“Just when we thought all hope was lost, common sense prevailed today in the United States Congress,” said Jessica Ennis, senior legislative representative with the environmental law organization Earthjustice.

That’s because the Senate on Wednesday failed to pass a Congressional Review Act (CRA) resolution that would have killed an Obama-era Bureau of Land Management (BLM) rule that limits methane flaring from fossil fuel production on federal and tribal lands.

“Methane is a potent contributor to climate change, and letting companies simply vent or flare methane in vast quantities from their operations on publicly-owned lands is foolhardy,” explained Jeremy Martin, senior scientist with the Clean Vehicles Program at the Union of Concerned Scientists (UCS). “That’s why it’s so important that we protect common-sense standards, and why this resolution deserved a ‘no’ vote.”

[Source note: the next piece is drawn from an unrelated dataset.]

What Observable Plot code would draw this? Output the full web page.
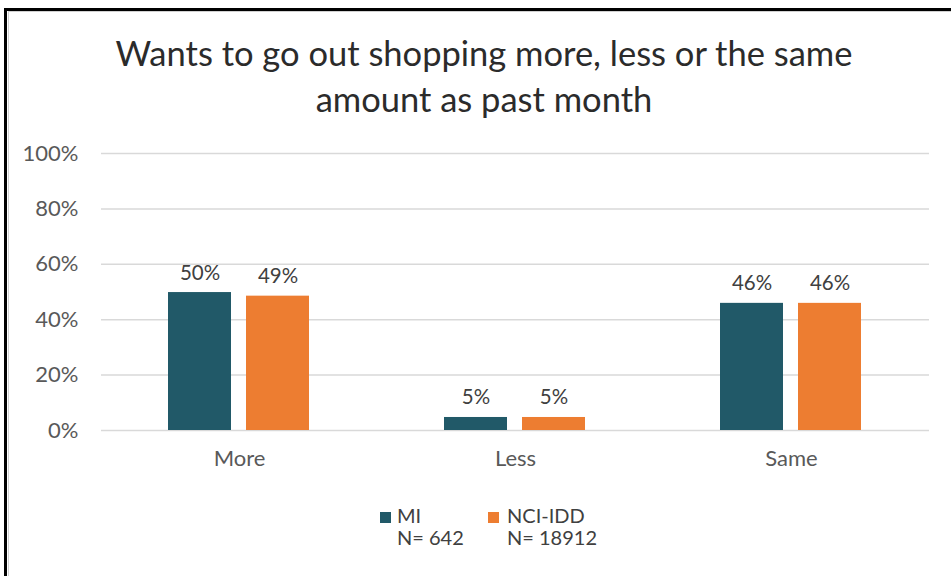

That vote was 49-51, with three Republicans—Susan Collins of Maine, Lindsey Graham of South Carolina, and Jon McCain of Arizona—joining Democrats in voting “no.”

The House already voted to kill the rule, which environmental groups said amounted to “giving away a taxpayer-owned resource for free,” and was thanks to the CRA, “a dirty trick that Congress can use to do the oil industry’s bidding.”

If the resolution had been successful in the Senate, it would have made making fossil fuel companies accountable for their pollution “nearly impossible,” said UCS’s Martin—”not only would it have overturned current rules, it would have blocked future administrations from setting standards.”